Jakarta – Badan Nasional Penanggulangan Terorisme (BNPT) melalui Direktur Deradikalisasi Brigjen Pol. Ahmad Nurwakhid mengungkapkan bahwa hingga saat ini Negara Islam Indonesia (NII) belum dapat ditindak menggunakan Undang-Undang Terorisme karena NII belum dimasukkan dalam Daftar Terduga Terorisme dan Organisasi Terorisme (DTTOT) sehingga diperlukan langkah strategis untuk segera memasukkan NII kedalam DTTOT agar upaya penegakan hukm menjadi lebih maksimal.
Senada dengan BNPT, Wakil Ketua Komisi III DPR RI Ahmad Sahroni menyampaiakan dukungan dan sepakat dengan usulan BNPT karena NII dinilai mempunyai ideologi yang ingin memisahkan diri dari NKRI.
“Sangat sependapat dengan yang dikatakan BNPT,” ucap Sahroni saat dihubungi, seperti dilansir dari laman detik.com pada Sabtu (8/7/2023).
Menurut Sahroni, NII merupakan ancaman karena memiliki ideologi yang ingin memisahkan diri dari NKRI. Karena itu, pemerintah harus segera bertindak.
“Kita tidak boleh main-main dengan mereka yang dapat menyebabkan rusaknya kultur kita. Harus diberi efek jera,” kata politikus NasDem itu.

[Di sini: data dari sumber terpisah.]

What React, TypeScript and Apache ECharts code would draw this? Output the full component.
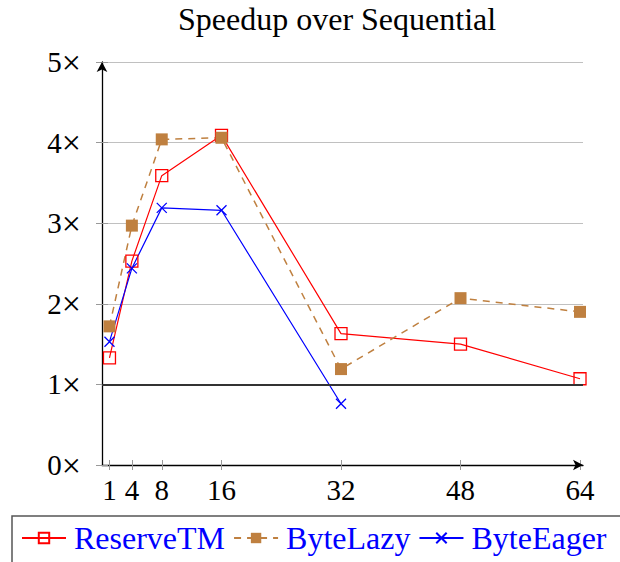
import React, { useEffect, useRef } from "react";
import * as echarts from "echarts";

const xTicks = [1, 4, 8, 16, 32, 48, 64];
const reserveX = [1, 4, 8, 16, 32, 48, 64];
const reserveTM = [1.33, 2.53, 3.59, 4.09, 1.63, 1.5, 1.07];
const lazyX = [1, 4, 8, 16, 32, 48, 64];
const byteLazy = [1.72, 2.97, 4.04, 4.06, 1.19, 2.07, 1.9];
const eagerX = [1, 4, 8, 16, 32];
const byteEager = [1.53, 2.44, 3.19, 3.16, 0.76];
const yTicks = [0, 1, 2, 3, 4, 5];

const FONT = "Liberation Serif";
const CROSS = "path://M0,0L10,10M10,0L0,10";

export default function App() {
  const ref = useRef<HTMLDivElement>(null);
  useEffect(() => {
    if (!ref.current) return;
    const chart = echarts.init(ref.current, undefined, { renderer: "svg" });
    const pair = (xs: number[], ys: number[]) => xs.map((x, i) => [x, ys[i]]);
    const baseX = { type: "value", min: 0, max: 64.4, position: "bottom" } as any;
    const baseY = { type: "value", min: 0, max: 5, interval: 1, position: "left" } as any;
    chart.setOption({
      animation: false,
      title: {
        text: "Speedup over Sequential",
        left: 173,
        top: -2,
        textStyle: { fontFamily: FONT, fontSize: 32, fontWeight: "normal", color: "#000" },
      },
      grid: { left: 102, right: 37, top: 62, bottom: 97, containLabel: false },
      graphic: [
        {
          type: "rect",
          shape: { x: 12, y: 516, width: 700, height: 100 },
          style: { fill: "none", stroke: "#555", lineWidth: 1.5 },
          silent: true,
        },
      ],
      legend: {
        left: 21,
        top: 522,
        padding: 0,
        itemGap: 8,
        itemWidth: 44,
        itemHeight: 13,
        textStyle: { fontFamily: FONT, fontSize: 32, color: "#0000ff", padding: [0, 0, 0, 3] },
        data: ["ReserveTM", "ByteLazy", "ByteEager"],
      },
      xAxis: [
        {
          ...baseX,
          axisLine: { show: true, lineStyle: { color: "#000", width: 1.3 }, symbol: ["none", "arrow"], symbolSize: [8, 10] },
          axisTick: { show: false },
          axisLabel: { customValues: xTicks, margin: 10, fontFamily: FONT, fontSize: 29, color: "#000" },
          splitLine: { show: false },
        },
        {
          ...baseX,
          axisLine: { show: false },
          axisTick: { show: true, inside: true, length: 5, customValues: xTicks, lineStyle: { color: "#999", width: 1 } },
          axisLabel: { show: false },
          splitLine: { show: false },
        },
        {
          ...baseX,
          axisLine: { show: false },
          axisTick: { show: true, inside: false, length: 5, customValues: xTicks, lineStyle: { color: "#999", width: 1 } },
          axisLabel: { show: false },
          splitLine: { show: false },
        },
      ],
      yAxis: [
        {
          ...baseY,
          axisLine: { show: true, lineStyle: { color: "#000", width: 1.3 }, symbol: ["none", "arrow"], symbolSize: [8, 10] },
          axisTick: { show: false },
          axisLabel: {
            margin: 21,
            fontFamily: FONT,
            fontSize: 29,
            color: "#000",
            formatter: (v: number) => (yTicks.includes(v) ? `${v}{t|×}` : ""),
            rich: { t: { fontFamily: FONT, fontSize: 34, color: "#000" } },
          },
          splitLine: { show: true, lineStyle: { color: "#c0c0c0", width: 1 } },
        },
        {
          ...baseY,
          axisLine: { show: false },
          axisTick: { show: true, inside: false, length: 6, lineStyle: { color: "#999", width: 1 } },
          axisLabel: { show: false },
          splitLine: { show: false },
        },
        {
          ...baseY,
          axisLine: { show: false },
          axisTick: { show: true, inside: true, length: 6, lineStyle: { color: "#999", width: 1 } },
          axisLabel: { show: false },
          splitLine: { show: false },
        },
      ],
      series: [
        {
          name: "ReserveTM",
          type: "line",
          xAxisIndex: 0,
          yAxisIndex: 0,
          data: pair(reserveX, reserveTM),
          symbol: "rect",
          symbolSize: 12,
          lineStyle: { color: "#ff0000", width: 1.2 },
          itemStyle: { color: "rgba(255,255,255,0)", borderColor: "#ff0000", borderWidth: 1.3 },
          markLine: {
            silent: true,
            symbol: "none",
            label: { show: false },
            lineStyle: { color: "#333", width: 2, type: "solid" },
            data: [{ yAxis: 1 }],
          },
        },
        {
          name: "ByteLazy",
          type: "line",
          xAxisIndex: 0,
          yAxisIndex: 0,
          data: pair(lazyX, byteLazy),
          symbol: "rect",
          symbolSize: 12,
          lineStyle: { color: "#bf8040", width: 1.5, type: [7, 6] },
          itemStyle: { color: "#bf8040", borderColor: "#bf8040", borderWidth: 0 },
        },
        {
          name: "ByteEager",
          type: "line",
          xAxisIndex: 0,
          yAxisIndex: 0,
          data: pair(eagerX, byteEager),
          symbol: CROSS,
          symbolSize: 10,
          lineStyle: { color: "#0000ff", width: 1.2 },
          itemStyle: { color: "#0000ff", borderColor: "#0000ff", borderWidth: 1.3 },
        },
      ],
    });
    return () => chart.dispose();
  }, []);
  return (
    <div
      ref={ref}
      style={{ position: "absolute", left: 0, top: 0, width: 620, height: 562, background: "#fff" }}
    />
  );
}
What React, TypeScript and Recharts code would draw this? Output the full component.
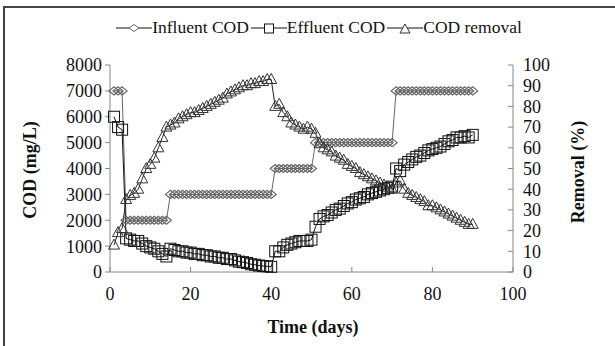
import { LineChart, Line, XAxis, YAxis } from 'recharts';

// COD over 90 days of operation
const influentCod = [
  7000, 7000, 7000,
  2000, 2000, 2000, 2000, 2000, 2000, 2000, 2000, 2000, 2000, 2000,
  3000, 3000, 3000, 3000, 3000, 3000, 3000, 3000, 3000, 3000, 3000, 3000, 3000,
  3000, 3000, 3000, 3000, 3000, 3000, 3000, 3000, 3000, 3000, 3000, 3000, 3000,
  4000, 4000, 4000, 4000, 4000, 4000, 4000, 4000, 4000, 4000,
  5000, 5000, 5000, 5000, 5000, 5000, 5000, 5000, 5000, 5000,
  5000, 5000, 5000, 5000, 5000, 5000, 5000, 5000, 5000, 5000,
  7000, 7000, 7000, 7000, 7000, 7000, 7000, 7000, 7000, 7000,
  7000, 7000, 7000, 7000, 7000, 7000, 7000, 7000, 7000, 7000,
];

const effluentCod = [
  6000, 5600, 5500,
  1300, 1250, 1200, 1200, 1100, 1000, 950, 900, 800, 700, 600,
  900, 850, 800, 800, 750, 750, 700, 700, 650, 650, 600, 600, 550,
  550, 500, 500, 450, 400, 380, 350, 300, 280, 250, 230, 220, 200,
  800, 800, 950, 1050, 1100, 1150, 1200, 1200, 1200, 1250,
  1750, 2050, 2150, 2200, 2300, 2400, 2450, 2550, 2650, 2700,
  2800, 2850, 2900, 3000, 3050, 3100, 3150, 3200, 3250, 3300,
  4000, 3900, 4150, 4250, 4350, 4450, 4500, 4600, 4700, 4750,
  4800, 4850, 4950, 5050, 5100, 5200, 5200, 5250, 5200, 5300,
];

const removalPct = [
  13, 19, 21,
  35, 37, 38, 40, 45, 50, 52, 55, 60, 65, 70,
  71, 72, 74, 75, 76, 77, 77, 78, 79, 80, 81, 82, 83,
  84, 86, 87, 88, 89, 90, 90, 91, 91, 92, 92, 93, 93,
  80, 81, 77, 75, 72, 71, 70, 69, 70, 69,
  67, 62, 60, 59, 58, 56, 55, 54, 52, 51,
  50, 48, 47, 46, 45, 44, 43, 42, 41, 40,
  43, 44, 40, 38, 37, 36, 35, 34, 32, 32,
  31, 30, 29, 28, 27, 26, 25, 24, 23, 23,
];

const xTicks = [0, 20, 40, 60, 80, 100];
const codTicks = [0, 1000, 2000, 3000, 4000, 5000, 6000, 7000, 8000];
const pctTicks = [0, 10, 20, 30, 40, 50, 60, 70, 80, 90, 100];

const data = influentCod.map((v, i) => ({
  day: i + 1,
  influent: v,
  effluent: effluentCod[i],
  removal: removalPct[i],
}));

const FONT = '"Liberation Serif", "Times New Roman", serif';
const tickStyle = { fontFamily: FONT, fontSize: 18, fill: '#111' };

const Diamond = (p: any) => (
  <polygon
    key={`d-${p.index}`}
    points={`${p.cx - 5},${p.cy} ${p.cx},${p.cy - 4} ${p.cx + 5},${p.cy} ${p.cx},${p.cy + 4}`}
    fill="none"
    stroke="#666"
    strokeWidth={1.2}
  />
);

const Square = (p: any) => (
  <rect key={`s-${p.index}`} x={p.cx - 5.5} y={p.cy - 5.5} width={11} height={11} fill="none" stroke="#111" strokeWidth={1} />
);

const Triangle = (p: any) => (
  <polygon
    key={`t-${p.index}`}
    points={`${p.cx},${p.cy - 6} ${p.cx + 5.5},${p.cy + 4} ${p.cx - 5.5},${p.cy + 4}`}
    fill="none"
    stroke="#333"
    strokeWidth={1}
  />
);

const legendItems = [
  { label: 'Influent COD', color: '#666', shape: 'diamond' },
  { label: 'Effluent COD', color: '#111', shape: 'square' },
  { label: 'COD removal', color: '#333', shape: 'triangle' },
];

function LegendBox() {
  return (
    <div
      style={{
        position: 'absolute',
        left: 0,
        top: 17,
        width: 640,
        display: 'flex',
        justifyContent: 'center',
        alignItems: 'center',
        fontFamily: FONT,
        fontSize: 17.5,
        color: '#111',
      }}
    >
      {legendItems.map((it) => (
        <span key={it.label} style={{ display: 'inline-flex', alignItems: 'center', marginRight: 2 }}>
          <svg width={36} height={16}>
            <line x1={0} y1={8} x2={36} y2={8} stroke="#111" strokeWidth={1} />
            {it.shape === 'diamond' && <polygon points="13,8 18,4.5 23,8 18,11.5" fill="white" stroke={it.color} />}
            {it.shape === 'square' && <rect x={13.5} y={4} width={9} height={9} fill="white" stroke={it.color} />}
            {it.shape === 'triangle' && <polygon points="18,4 23,13 13,13" fill="white" stroke={it.color} />}
          </svg>
          <span>{it.label}</span>
        </span>
      ))}
    </div>
  );
}

const titleStyle: React.CSSProperties = {
  position: 'absolute',
  fontFamily: FONT,
  fontSize: 18,
  fontWeight: 'bold',
  color: '#111',
  whiteSpace: 'nowrap',
};

export default function App() {
  return (
    <div style={{ position: 'absolute', left: 0, top: 0, width: 615, height: 346, background: '#fff', overflow: 'hidden' }}>
      <div style={{ position: 'absolute', left: 3, top: 6, width: 640, height: 360, borderTop: '2px solid #444', borderLeft: '2px solid #444' }} />
      <LineChart width={615} height={346} data={data} margin={{ top: 65, right: 52, bottom: 44, left: 60 }}>
        <XAxis
          dataKey="day"
          type="number"
          domain={[0, 100]}
          ticks={xTicks}
          height={30}
          tick={tickStyle}
          tickSize={-5}
          tickMargin={20}
          stroke="#888"
        />
        <YAxis
          yAxisId="left"
          domain={[0, 8000]}
          ticks={codTicks}
          width={50}
          tick={tickStyle}
          tickSize={5}
          tickMargin={3}
          stroke="#888"
          interval={0}
        />
        <YAxis
          yAxisId="right"
          orientation="right"
          domain={[0, 100]}
          ticks={pctTicks}
          width={50}
          tick={{ ...tickStyle, textAnchor: 'start' }}
          tickSize={-5}
          tickMargin={15}
          stroke="#888"
          interval={0}
        />
        <Line yAxisId="left" dataKey="influent" name="Influent COD" stroke="#666" strokeWidth={1} dot={Diamond} isAnimationActive={false} />
        <Line yAxisId="left" dataKey="effluent" name="Effluent COD" stroke="#111" strokeWidth={1} dot={Square} isAnimationActive={false} />
        <Line yAxisId="right" dataKey="removal" name="COD removal" stroke="#222" strokeWidth={1} dot={Triangle} isAnimationActive={false} />
      </LineChart>
      <LegendBox />
      <div style={{ ...titleStyle, left: 30, top: 170, transform: 'translate(-50%, -50%) rotate(-90deg)' }}>COD (mg/L)</div>
      <div style={{ ...titleStyle, left: 578, top: 172, transform: 'translate(-50%, -50%) rotate(-90deg)' }}>Removal (%)</div>
      <div style={{ ...titleStyle, left: 313, top: 327, transform: 'translate(-50%, -50%)' }}>Time (days)</div>
    </div>
  );
}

Dia yakin BNPT tidak akan semena-mena atau ceroboh dalam menindak NII jika sudah masuk dalam daftar organisasi terorisme. “Saya yakin, Kepala BNPT ahli dalam hal penindakan,” katanya.
BNPT Minta NII Masuk Daftar Organisasi Teror
BNPT mengakui Pondok Pesantren (Ponpes) Al-Zaytun yang dipimpin oleh Panji Gumilang secara historis memiliki afiliasi dan keterkaitan dengan gerakan NII. Namun BNPT menjelaskan Ponpes Al-Zaytun ataupun NII tidak dapat serta-merta dijerat pasal terorisme karena tidak termasuk dalam daftar terduga terorisme dan organisasi terorisme (DTTOT).
“Persoalannya adalah apakah sampai saat ini masih ada? Tentu ini masih dalam proses kajian dan pendalaman BNPT bersama dengan stakeholders terkait lainnya,” kata Direktur Deradikalisasi BNPT, Ahmad Nurwakhid, dalam keterangan tertulis, Sabtu (8/7/2023).
“UU Pemberantasan Tindak Pidana Terorisme Nomor 5 Tahun 2018 hanya bisa diterapkan terhadap kelompok atau jaringan radikalisme yang masuk dalam daftar terduga terorisme dan organisasi terorisme (DTTOT), seperti JI, JAD, JAT, dan lainnya,” sambung dia.
Dijelaskannya, DI/TII atau NII merupakan kelompok jaringan radikal terorisme melalui gerakan pemberontakan yang dipimpin oleh Marijan Kartosuwiryo. Namun dengan dicabutnya UU Anti subversi Nomor 11/PNPS/1963 pascareformasi, negara tidak punya instrumen hukum untuk menjerat NII.
Isu NII kembali menjadi perbincangan publik setelah Panji Gumilang diduga melakukan penodaan agama. Hingga saat ini, menurut Nurwakhid, NII belum tercantum dalam DTTOT sebelum mendapatkan Ketetapan dari Pengadilan.
“Karena itulah, melihat dari aspek historis dan ideologi, serta gerakannya yang masih ada hingga saat ini, tentu kita mendorong agar NII dimasukkan dalam DTTOT sehingga bisa dijerat dengan UU Pemberantasan Tindak Pidana Terorisme,” ucap dia.